Instruction: Take the lines from the top down to and including the one with "(0,0) rectangle (807,434);" and repeat them exactly. Omit images.

··· Recorded information ···

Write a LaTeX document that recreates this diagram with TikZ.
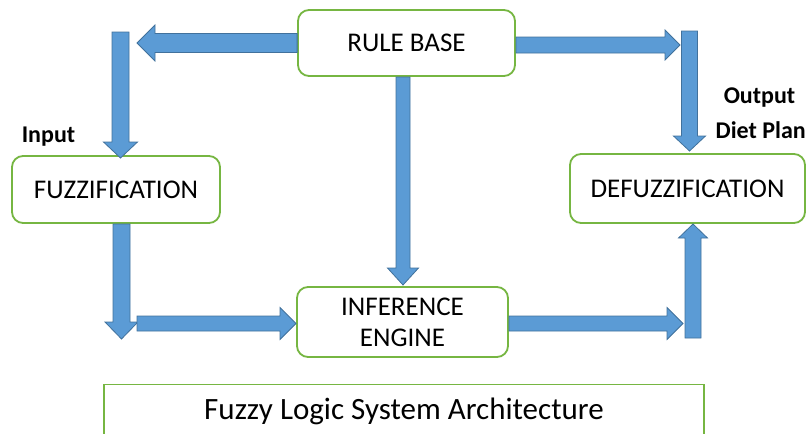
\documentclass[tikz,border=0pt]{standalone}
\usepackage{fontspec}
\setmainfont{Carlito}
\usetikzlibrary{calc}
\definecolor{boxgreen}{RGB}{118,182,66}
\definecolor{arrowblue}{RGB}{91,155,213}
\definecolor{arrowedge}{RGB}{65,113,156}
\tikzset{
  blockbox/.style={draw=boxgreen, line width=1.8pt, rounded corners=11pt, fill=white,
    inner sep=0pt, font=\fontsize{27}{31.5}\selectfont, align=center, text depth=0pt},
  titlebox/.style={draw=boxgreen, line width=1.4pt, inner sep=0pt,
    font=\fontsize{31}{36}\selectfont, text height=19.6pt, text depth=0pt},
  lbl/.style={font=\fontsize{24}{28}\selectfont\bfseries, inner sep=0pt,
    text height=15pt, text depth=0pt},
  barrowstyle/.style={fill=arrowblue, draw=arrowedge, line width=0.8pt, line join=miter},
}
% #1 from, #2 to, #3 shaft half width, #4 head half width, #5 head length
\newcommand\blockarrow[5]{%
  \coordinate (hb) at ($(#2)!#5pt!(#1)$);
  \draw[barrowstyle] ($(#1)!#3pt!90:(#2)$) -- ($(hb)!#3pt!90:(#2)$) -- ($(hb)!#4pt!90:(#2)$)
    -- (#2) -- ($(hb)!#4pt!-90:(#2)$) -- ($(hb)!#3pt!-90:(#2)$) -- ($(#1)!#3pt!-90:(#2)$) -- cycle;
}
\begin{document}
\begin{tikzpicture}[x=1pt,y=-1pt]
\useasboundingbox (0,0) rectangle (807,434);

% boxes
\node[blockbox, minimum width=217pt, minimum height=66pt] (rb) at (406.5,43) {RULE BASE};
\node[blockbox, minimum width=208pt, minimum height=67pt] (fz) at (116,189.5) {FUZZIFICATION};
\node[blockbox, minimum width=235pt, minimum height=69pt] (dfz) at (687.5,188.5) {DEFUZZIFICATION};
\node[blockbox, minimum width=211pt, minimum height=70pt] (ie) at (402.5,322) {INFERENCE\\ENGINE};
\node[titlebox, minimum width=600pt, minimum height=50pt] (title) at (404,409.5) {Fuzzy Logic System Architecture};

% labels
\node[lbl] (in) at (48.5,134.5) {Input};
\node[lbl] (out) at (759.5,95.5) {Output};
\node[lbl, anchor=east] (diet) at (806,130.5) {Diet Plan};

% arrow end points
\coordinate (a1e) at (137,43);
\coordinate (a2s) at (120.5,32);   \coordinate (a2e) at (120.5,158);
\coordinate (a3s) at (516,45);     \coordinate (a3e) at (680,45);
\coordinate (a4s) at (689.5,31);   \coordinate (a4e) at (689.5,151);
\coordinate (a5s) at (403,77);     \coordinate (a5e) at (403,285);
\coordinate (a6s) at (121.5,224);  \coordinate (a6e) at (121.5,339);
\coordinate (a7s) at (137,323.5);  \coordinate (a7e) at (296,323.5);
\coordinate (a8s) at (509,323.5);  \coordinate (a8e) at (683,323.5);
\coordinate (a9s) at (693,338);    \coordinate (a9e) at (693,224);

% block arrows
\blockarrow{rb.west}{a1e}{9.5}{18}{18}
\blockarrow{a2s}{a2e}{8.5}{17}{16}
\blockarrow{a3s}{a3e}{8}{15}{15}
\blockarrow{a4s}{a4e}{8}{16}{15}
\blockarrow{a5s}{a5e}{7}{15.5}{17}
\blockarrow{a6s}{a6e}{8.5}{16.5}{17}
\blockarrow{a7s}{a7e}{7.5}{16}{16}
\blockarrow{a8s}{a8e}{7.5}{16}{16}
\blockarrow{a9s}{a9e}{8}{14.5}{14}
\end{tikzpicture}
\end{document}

···

Worked solution:
Write a LaTeX document that recreates this diagram with TikZ.
\documentclass[tikz,border=0pt]{standalone}
\usepackage{fontspec}
\setmainfont{Carlito}
\usetikzlibrary{calc}
\definecolor{boxgreen}{RGB}{118,182,66}
\definecolor{arrowblue}{RGB}{91,155,213}
\definecolor{arrowedge}{RGB}{65,113,156}
\tikzset{
  blockbox/.style={draw=boxgreen, line width=1.8pt, rounded corners=11pt, fill=white,
    inner sep=0pt, font=\fontsize{27}{31.5}\selectfont, align=center, text depth=0pt},
  titlebox/.style={draw=boxgreen, line width=1.4pt, inner sep=0pt,
    font=\fontsize{31}{36}\selectfont, text height=19.6pt, text depth=0pt},
  lbl/.style={font=\fontsize{24}{28}\selectfont\bfseries, inner sep=0pt,
    text height=15pt, text depth=0pt},
  barrowstyle/.style={fill=arrowblue, draw=arrowedge, line width=0.8pt, line join=miter},
}
% #1 from, #2 to, #3 shaft half width, #4 head half width, #5 head length
\newcommand\blockarrow[5]{%
  \coordinate (hb) at ($(#2)!#5pt!(#1)$);
  \draw[barrowstyle] ($(#1)!#3pt!90:(#2)$) -- ($(hb)!#3pt!90:(#2)$) -- ($(hb)!#4pt!90:(#2)$)
    -- (#2) -- ($(hb)!#4pt!-90:(#2)$) -- ($(hb)!#3pt!-90:(#2)$) -- ($(#1)!#3pt!-90:(#2)$) -- cycle;
}
\begin{document}
\begin{tikzpicture}[x=1pt,y=-1pt]
\useasboundingbox (0,0) rectangle (807,434);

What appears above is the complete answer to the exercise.